Business + Services
Q+A: Wes Rozen of SITU Studio
DUMBO has some amazing businesses and SITU Studio is definitely one of them. SITU Studio is a unique architectural studio that focuses on various media. Not only do they provide design consulting services, they also operate their very own digital fabrication shop. We sat down with Westley Rozen, SITU Studio partner to learn more about their creative studio!
What influenced you to create SITU?
SITU is the root of situation and was created by 4 partners. We were all friends in school. We all studied architecture at Cooper Union and we wanted to set up a place where we could work both digitally and physically. So before we even knew what kind of work we would be doing, we wanted to at least have a place we could work in that was similar to how we worked in school.

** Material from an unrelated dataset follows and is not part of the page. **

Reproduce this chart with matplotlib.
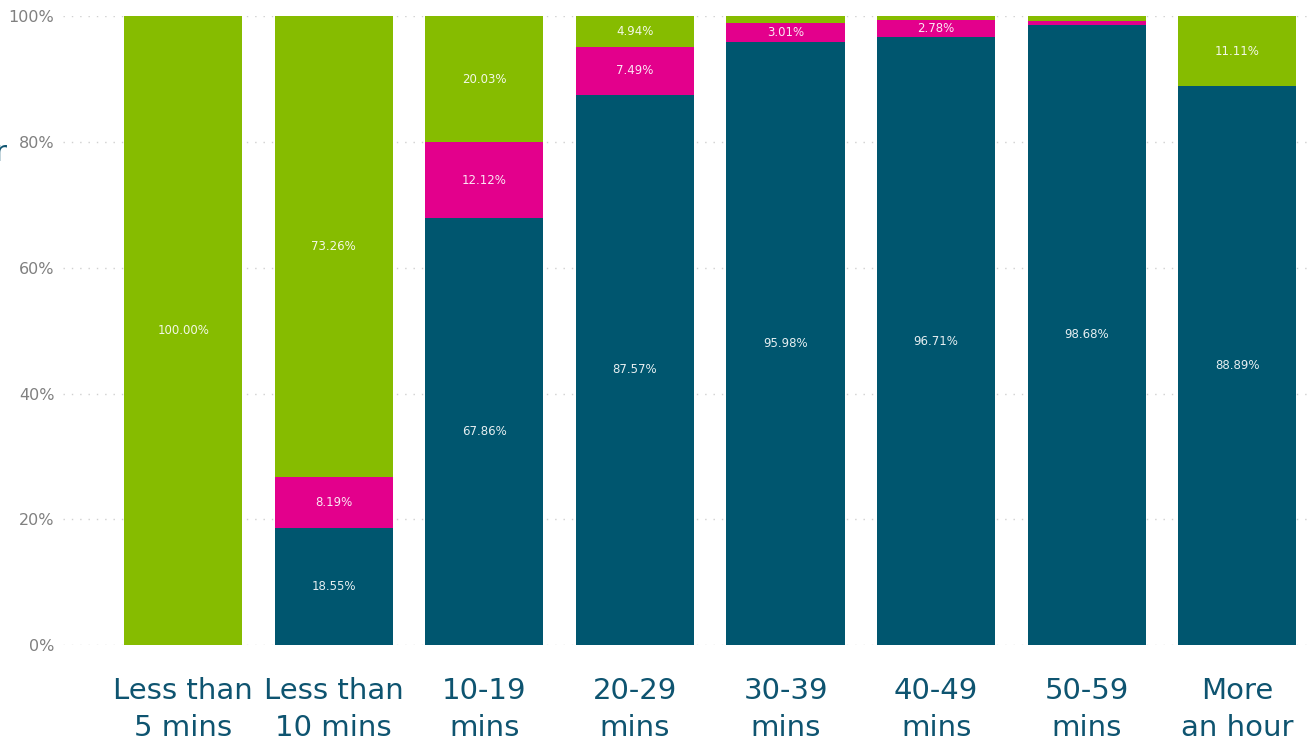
import matplotlib
matplotlib.use("Agg")
import matplotlib.pyplot as plt
import numpy as np

# commute time buckets and the share of each mode within them (percent)
categories = ["Less than\n5 mins", "Less than\n10 mins", "10-19\nmins", "20-29\nmins",
              "30-39\nmins", "40-49\nmins", "50-59\nmins", "More\nan hour"]
teal_vals = [0.00, 18.55, 67.86, 87.57, 95.98, 96.71, 98.68, 88.89]
pink_vals = [0.00, 8.19, 12.12, 7.49, 3.01, 2.78, 0.55, 0.00]
green_vals = [100.00, 73.26, 20.03, 4.94, 1.01, 0.51, 0.77, 11.11]

teal = "#00566F"
pink = "#E3008C"
green = "#86BC00"
label_col = "#0E5470"

fig = plt.figure(figsize=(13.08, 7.44), dpi=100)
ax = fig.add_axes([0.048, 0.133, 0.952, 0.845])

x = np.arange(len(categories))
w = 0.785
bottoms = np.zeros(len(categories))
for vals, col in [(teal_vals, teal), (pink_vals, pink), (green_vals, green)]:
    vals = np.array(vals)
    ax.bar(x, vals, w, bottom=bottoms, color=col, edgecolor="none", zorder=2)
    for xi, b, v in zip(x, bottoms, vals):
        if v >= 2.5:
            ax.text(xi, b + v / 2, f"{v:.2f}%", ha="center", va="center",
                    color="white", fontsize=8.5, alpha=0.9, zorder=3)
    bottoms += vals

ax.set_ylim(0, 100)
ax.set_xlim(-0.8, 7.47)
ax.set_yticks([0, 20, 40, 60, 80, 100])
ax.set_yticklabels(["0%", "20%", "40%", "60%", "80%", "100%"])
ax.yaxis.grid(True, linestyle=(0, (1, 5)), color="#d0d0d0", linewidth=1, zorder=0)
ax.tick_params(axis="y", length=0, labelsize=11.5, labelcolor="#808080", pad=6)
ax.tick_params(axis="x", length=0, pad=23)
ax.set_xticks(x)
ax.set_xticklabels(categories, fontsize=21, color=label_col, linespacing=1.4)
for s in ax.spines.values():
    s.set_visible(False)

# tail of the title that runs off the left edge
fig.text(0.0, 0.795, "r", fontsize=21, color=label_col, ha="center", va="center")

fig.savefig("out.png", dpi=100)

In Cooper Union, architects mostly move between the third and fourth floor of the main building. The third floor is a big drawing studio and the fourth floor is a big fabrication shop. We were encouraged to work through our architectural ideas both through the drawing room and the fabrication shop. That’s how we learned how to think architecturally so that was important for us when we went out into the world. Eventually, we set up a space on the other side of this floor that was a little bit smaller but a 50/50 split between drawing studio and fabrication shop. Then we started doing work with a very broad approach to architecture by doing work with people outside of architecture. We were doing work with scientists, geologists and supporting ourselves by doing a lot of fabrication work. Through that work, we try to find a sweet spot between what can be done with computers and what can be done with traditional techniques like old fashion craftsmanship.
By having a fabrication company, we are able to work with a whole range of architects. For most architects, the typical path is to go through architecture school and then spend 3-5 years learning the trade at one office where they learn one approach to architecture. But for us, it is exciting to work with 20-30 different architecture firms through the fabrication shop and learn about all these different approaches. We receive a lot of perspective and exposure which helps position us in the industry. When first opened, we started doing a lot of small projects like architectural models and prototypes but now, all those relationships that we started then are valuable and have helped us work on larger projects.
Have you done any projects in DUMBO? If so, can you talk a little about them?
We are just finishing a project for a building that’s going up around the corner, 1 John Street. It’s an Alloy project. Alloy came to us to develop the sculptural wall panels that wrap around a part of the facade and go into the lobby of the building. We developed a technique for casting textured concrete panels where we use beeswax and salt in the mold to create the texture. We just finished installation of those panels two weeks ago and the building is going to open in July. It’s nice to have work on a project that is going to be a permanent feature of that building.
We also had a piece in the Pearl Street Triangle called Heartwalk. That was a project we built shortly after Hurricane Sandy hit the city. We were invited to submit a proposal for Times Square. We wanted to bring the edges where most of the damage occurred to the middle of the city. We salvaged most of the boardwalk boards and created this heart shaped platform. It started in Times Square and then moved over to the the Pearl Street Triangle for 2-3 months in 2014. Then it moved to Far Rockaway and now it lives in Atlantic City. So we moved it around to all the areas that were hit really hard by Sandy.
We also set up one of our pavilion structure that ran alongside the Tobacco Warehouse for the DUMBO Arts Festival, a couple years before 2012.
We moved in to the neighborhood in 2003 or 2004. We were actually over on 70 Washington which is an interesting story. The building was about to be converted from office space to condos but there was a 9 month window where a few of the areas in the building were vacant. It didn’t make sense for them to rent out those spaces because they were about to convert but as a group of students at the time, they were fine with just letting us move into one of those spaces temporarily. We built up our own walls and set up the infrastructure that we needed which allowed us to get to know the neighborhood. When construction began, a lot of the people in 70 Washington moved over to 20 Jay Street. So we came to 20 Jay and we wanted to continue developing our business here in DUMBO. We saw the appeal because we were so close to the city. It was easy enough to receive various raw materials or ship things that we built. It’s much easier to move things in and out of here than any place else out in the city. And of course, the community is amazing.
It’s great to be around artists and other designers. It’s definitely a little village. I can’t count the number of times I’ve run into colleagues or peers on the street or in the coffee shops. It’s also a beautiful part of Brooklyn with the two bridges cutting through the neighborhood and the waterfront. The history of the neighborhood is something that we appreciate on a daily basis. We enjoy being a part of the culture here and I think our clients appreciate it as well.
Last but not least, what are some of your favorite spots in DUMBO?
I really like that very narrow corridor that goes between the Anchorage Place and the garage on the other side. It’s kind of a grungy space but it’s the only type of space like that in New York. It only takes 10 seconds to walk but you have a moment where you feel that you are an individual in the city because you can only move through the space alone. I also think the Archway is an amazing space. It’s noisy in there but it’s one of those spaces that is unlike anything else in the city. It’s awesome to have places like that, that are folded into our daily lives in DUMBO which is inspired just by the scale and craftsmanship that went into building the bridge.